Transcribe the material verbatim in full; the pictures do not belong in the copy.

________________________

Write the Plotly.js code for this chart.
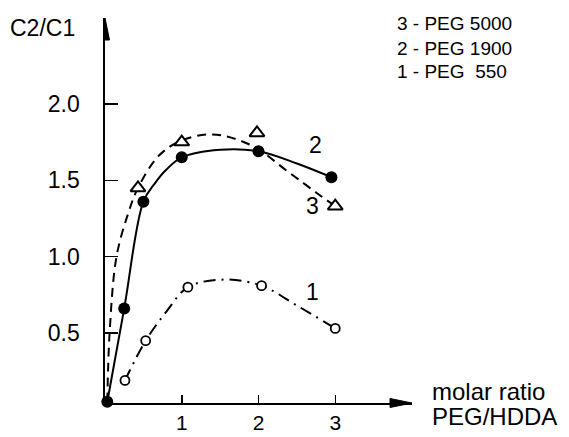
<!DOCTYPE html>
<html>
<head>
<meta charset="utf-8">
<script src="https://cdn.plot.ly/plotly-3.0.1.min.js"></script>
<style>
html,body{margin:0;padding:0;background:#fff;}
#chart{width:569px;height:437px;}
</style>
</head>
<body>
<div id="chart"></div>
<script>
// ---- data ----
// measured points
const peg1900_x = [0.03, 0.25, 0.5, 1.0, 2.0, 2.95];
const peg1900_y = [0.05, 0.66, 1.36, 1.65, 1.69, 1.52];
const peg5000_x = [0.43, 1.0, 1.98, 3.0];
const peg5000_y = [1.45, 1.75, 1.81, 1.33];
const peg550_x = [0.26, 0.53, 1.08, 2.04, 3.0];
const peg550_y = [0.19, 0.45, 0.80, 0.81, 0.53];
// fitted curves
const curve1900_x = [0.03, 0.25, 0.5, 0.65, 0.8, 1.0, 1.5, 2.0, 2.5, 2.95];
const curve1900_y = [0.05, 0.66, 1.36, 1.48, 1.57, 1.65, 1.70, 1.69, 1.61, 1.52];
const curve5000_x = [0.03, 0.06, 0.15, 0.3, 0.43, 0.7, 1.0, 1.4, 1.9, 2.4, 2.75, 3.0];
const curve5000_y = [0.05, 0.5, 1.0, 1.28, 1.45, 1.66, 1.76, 1.80, 1.73, 1.55, 1.42, 1.33];
const curve550_x = [0.26, 0.53, 0.8, 1.08, 1.55, 2.04, 2.5, 3.0];
const curve550_y = [0.19, 0.45, 0.64, 0.80, 0.85, 0.81, 0.68, 0.53];
// axis ticks
const yTickVals = [0.5, 1.0, 1.5, 2.0];
const yTickText = ['0.5', '1.0', '1.5', '2.0'];
const xTickVals = [1, 2, 3];
const xTickText = ['1', '2', '3'];
// texts
const legendLines = ['3 - PEG 5000', '2 - PEG 1900', '1 - PEG  550'];
const curveLabels = ['2', '3', '1'];
const curveLabelX = [2.74, 2.70, 2.71];
const curveLabelY = [1.73, 1.33, 0.77];

const FONT = 'Liberation Sans, Arial, Helvetica, sans-serif';
const black = '#000';

const traces = [
  {x: curve5000_x, y: curve5000_y, mode: 'lines', line: {shape: 'spline', smoothing: 1, color: black, width: 2, dash: '9px,6px'}, hoverinfo: 'skip', cliponaxis: false},
  {x: curve1900_x, y: curve1900_y, mode: 'lines', line: {shape: 'spline', smoothing: 1, color: black, width: 2}, hoverinfo: 'skip', cliponaxis: false},
  {x: curve550_x, y: curve550_y, mode: 'lines', line: {shape: 'spline', smoothing: 1, color: black, width: 2, dash: '12px,6px,2px,6px'}, hoverinfo: 'skip', cliponaxis: false},
  {x: peg5000_x, y: peg5000_y, mode: 'markers', marker: {symbol: 'triangle-up', size: 13, color: '#fff', line: {color: black, width: 2}}, cliponaxis: false},
  {x: peg1900_x, y: peg1900_y, mode: 'markers', marker: {symbol: 'circle', size: 12, color: black, line: {width: 0}}, cliponaxis: false},
  {x: peg550_x, y: peg550_y, mode: 'markers', marker: {symbol: 'circle', size: 9, color: '#fff', line: {color: black, width: 1.8}}, cliponaxis: false}
];

const annotations = [];
const legendY = [0.987, 0.921, 0.862];
legendLines.forEach((t, i) => annotations.push({
  text: t, xref: 'paper', yref: 'paper', x: 0.945, y: legendY[i],
  xanchor: 'left', yanchor: 'middle', showarrow: false, font: {family: FONT, size: 19, color: black}
}));
curveLabels.forEach((t, i) => annotations.push({
  text: t, xref: 'x', yref: 'y', x: curveLabelX[i], y: curveLabelY[i],
  xanchor: 'center', yanchor: 'middle', showarrow: false, font: {family: FONT, size: 23, color: black}
}));
annotations.push({text: 'C2/C1', xref: 'paper', yref: 'paper', x: -0.205, y: 0.975, xanchor: 'center', yanchor: 'middle', showarrow: false, font: {family: FONT, size: 23, color: black}});
annotations.push({text: 'molar ratio', xref: 'paper', yref: 'paper', x: 1.06, y: 0.029, xanchor: 'left', yanchor: 'middle', showarrow: false, font: {family: FONT, size: 24, color: black}});
annotations.push({text: 'PEG/HDDA', xref: 'paper', yref: 'paper', x: 1.06, y: -0.036, xanchor: 'left', yanchor: 'middle', showarrow: false, font: {family: FONT, size: 24, color: black}});

const shapes = [
  // arrowhead on y axis
  {type: 'path', xref: 'x', yref: 'paper', xsizemode: 'pixel', ysizemode: 'pixel', xanchor: 0, yanchor: 1,
   path: 'M0,0 L-4.5,-22 L4.5,-22 Z', fillcolor: black, line: {color: black, width: 1}},
  // arrowhead on x axis
  {type: 'path', xref: 'paper', yref: 'paper', xsizemode: 'pixel', ysizemode: 'pixel', xanchor: 1, yanchor: 0,
   path: 'M0,0 L-22,4.5 L-22,-4.5 Z', fillcolor: black, line: {color: black, width: 1}}
];

const layout = {
  width: 569, height: 437,
  margin: {l: 105, r: 157, t: 18, b: 34},
  paper_bgcolor: '#fff', plot_bgcolor: '#fff',
  showlegend: false,
  font: {family: FONT, color: black},
  xaxis: {
    range: [0, 4], showgrid: false, zeroline: false, showline: true, linecolor: black, linewidth: 1.6,
    ticks: 'inside', ticklen: 8, tickwidth: 1.5, tickcolor: black,
    tickvals: xTickVals, ticktext: xTickText, ticklabelstandoff: 0,
    tickfont: {family: FONT, size: 21, color: black}, fixedrange: true
  },
  yaxis: {
    range: [0.042, 2.562], showgrid: false, zeroline: false, showline: true, linecolor: black, linewidth: 1.6,
    ticks: 'inside', ticklen: 13, tickwidth: 1.5, tickcolor: black,
    tickvals: yTickVals, ticktext: yTickText, ticklabelstandoff: 19,
    tickfont: {family: FONT, size: 23, color: black}, fixedrange: true
  },
  annotations: annotations,
  shapes: shapes
};

Plotly.newPlot('chart', traces, layout, {displayModeBar: false, staticPlot: true});
</script>
</body>
</html>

________________________

**TASK RESULT:**
Write the Plotly.js code for this chart.
<!DOCTYPE html>
<html>
<head>
<meta charset="utf-8">
<script src="https://cdn.plot.ly/plotly-3.0.1.min.js"></script>
<style>
html,body{margin:0;padding:0;background:#fff;}
#chart{width:569px;height:437px;}
</style>
</head>
<body>
<div id="chart"></div>
<script>
// ---- data ----
// measured points
const peg1900_x = [0.03, 0.25, 0.5, 1.0, 2.0, 2.95];
const peg1900_y = [0.05, 0.66, 1.36, 1.65, 1.69, 1.52];
const peg5000_x = [0.43, 1.0, 1.98, 3.0];
const peg5000_y = [1.45, 1.75, 1.81, 1.33];
const peg550_x = [0.26, 0.53, 1.08, 2.04, 3.0];
const peg550_y = [0.19, 0.45, 0.80, 0.81, 0.53];
// fitted curves
const curve1900_x = [0.03, 0.25, 0.5, 0.65, 0.8, 1.0, 1.5, 2.0, 2.5, 2.95];
const curve1900_y = [0.05, 0.66, 1.36, 1.48, 1.57, 1.65, 1.70, 1.69, 1.61, 1.52];
const curve5000_x = [0.03, 0.06, 0.15, 0.3, 0.43, 0.7, 1.0, 1.4, 1.9, 2.4, 2.75, 3.0];
const curve5000_y = [0.05, 0.5, 1.0, 1.28, 1.45, 1.66, 1.76, 1.80, 1.73, 1.55, 1.42, 1.33];
const curve550_x = [0.26, 0.53, 0.8, 1.08, 1.55, 2.04, 2.5, 3.0];
const curve550_y = [0.19, 0.45, 0.64, 0.80, 0.85, 0.81, 0.68, 0.53];
// axis ticks
const yTickVals = [0.5, 1.0, 1.5, 2.0];
const yTickText = ['0.5', '1.0', '1.5', '2.0'];
const xTickVals = [1, 2, 3];
const xTickText = ['1', '2', '3'];
// texts
const legendLines = ['3 - PEG 5000', '2 - PEG 1900', '1 - PEG  550'];
const curveLabels = ['2', '3', '1'];
const curveLabelX = [2.74, 2.70, 2.71];
const curveLabelY = [1.73, 1.33, 0.77];

const FONT = 'Liberation Sans, Arial, Helvetica, sans-serif';
const black = '#000';

const traces = [
  {x: curve5000_x, y: curve5000_y, mode: 'lines', line: {shape: 'spline', smoothing: 1, color: black, width: 2, dash: '9px,6px'}, hoverinfo: 'skip', cliponaxis: false},
  {x: curve1900_x, y: curve1900_y, mode: 'lines', line: {shape: 'spline', smoothing: 1, color: black, width: 2}, hoverinfo: 'skip', cliponaxis: false},
  {x: curve550_x, y: curve550_y, mode: 'lines', line: {shape: 'spline', smoothing: 1, color: black, width: 2, dash: '12px,6px,2px,6px'}, hoverinfo: 'skip', cliponaxis: false},
  {x: peg5000_x, y: peg5000_y, mode: 'markers', marker: {symbol: 'triangle-up', size: 13, color: '#fff', line: {color: black, width: 2}}, cliponaxis: false},
  {x: peg1900_x, y: peg1900_y, mode: 'markers', marker: {symbol: 'circle', size: 12, color: black, line: {width: 0}}, cliponaxis: false},
  {x: peg550_x, y: peg550_y, mode: 'markers', marker: {symbol: 'circle', size: 9, color: '#fff', line: {color: black, width: 1.8}}, cliponaxis: false}
];

const annotations = [];
const legendY = [0.987, 0.921, 0.862];
legendLines.forEach((t, i) => annotations.push({
  text: t, xref: 'paper', yref: 'paper', x: 0.945, y: legendY[i],
  xanchor: 'left', yanchor: 'middle', showarrow: false, font: {family: FONT, size: 19, color: black}
}));
curveLabels.forEach((t, i) => annotations.push({
  text: t, xref: 'x', yref: 'y', x: curveLabelX[i], y: curveLabelY[i],
  xanchor: 'center', yanchor: 'middle', showarrow: false, font: {family: FONT, size: 23, color: black}
}));
annotations.push({text: 'C2/C1', xref: 'paper', yref: 'paper', x: -0.205, y: 0.975, xanchor: 'center', yanchor: 'middle', showarrow: false, font: {family: FONT, size: 23, color: black}});
annotations.push({text: 'molar ratio', xref: 'paper', yref: 'paper', x: 1.06, y: 0.029, xanchor: 'left', yanchor: 'middle', showarrow: false, font: {family: FONT, size: 24, color: black}});
annotations.push({text: 'PEG/HDDA', xref: 'paper', yref: 'paper', x: 1.06, y: -0.036, xanchor: 'left', yanchor: 'middle', showarrow: false, font: {family: FONT, size: 24, color: black}});

const shapes = [
  // arrowhead on y axis
  {type: 'path', xref: 'x', yref: 'paper', xsizemode: 'pixel', ysizemode: 'pixel', xanchor: 0, yanchor: 1,
   path: 'M0,0 L-4.5,-22 L4.5,-22 Z', fillcolor: black, line: {color: black, width: 1}},
  // arrowhead on x axis
  {type: 'path', xref: 'paper', yref: 'paper', xsizemode: 'pixel', ysizemode: 'pixel', xanchor: 1, yanchor: 0,
   path: 'M0,0 L-22,4.5 L-22,-4.5 Z', fillcolor: black, line: {color: black, width: 1}}
];

const layout = {
  width: 569, height: 437,
  margin: {l: 105, r: 157, t: 18, b: 34},
  paper_bgcolor: '#fff', plot_bgcolor: '#fff',
  showlegend: false,
  font: {family: FONT, color: black},
  xaxis: {
    range: [0, 4], showgrid: false, zeroline: false, showline: true, linecolor: black, linewidth: 1.6,
    ticks: 'inside', ticklen: 8, tickwidth: 1.5, tickcolor: black,
    tickvals: xTickVals, ticktext: xTickText, ticklabelstandoff: 0,
    tickfont: {family: FONT, size: 21, color: black}, fixedrange: true
  },
  yaxis: {
    range: [0.042, 2.562], showgrid: false, zeroline: false, showline: true, linecolor: black, linewidth: 1.6,
    ticks: 'inside', ticklen: 13, tickwidth: 1.5, tickcolor: black,
    tickvals: yTickVals, ticktext: yTickText, ticklabelstandoff: 19,
    tickfont: {family: FONT, size: 23, color: black}, fixedrange: true
  },
  annotations: annotations,
  shapes: shapes
};

Plotly.newPlot('chart', traces, layout, {displayModeBar: false, staticPlot: true});
</script>
</body>
</html>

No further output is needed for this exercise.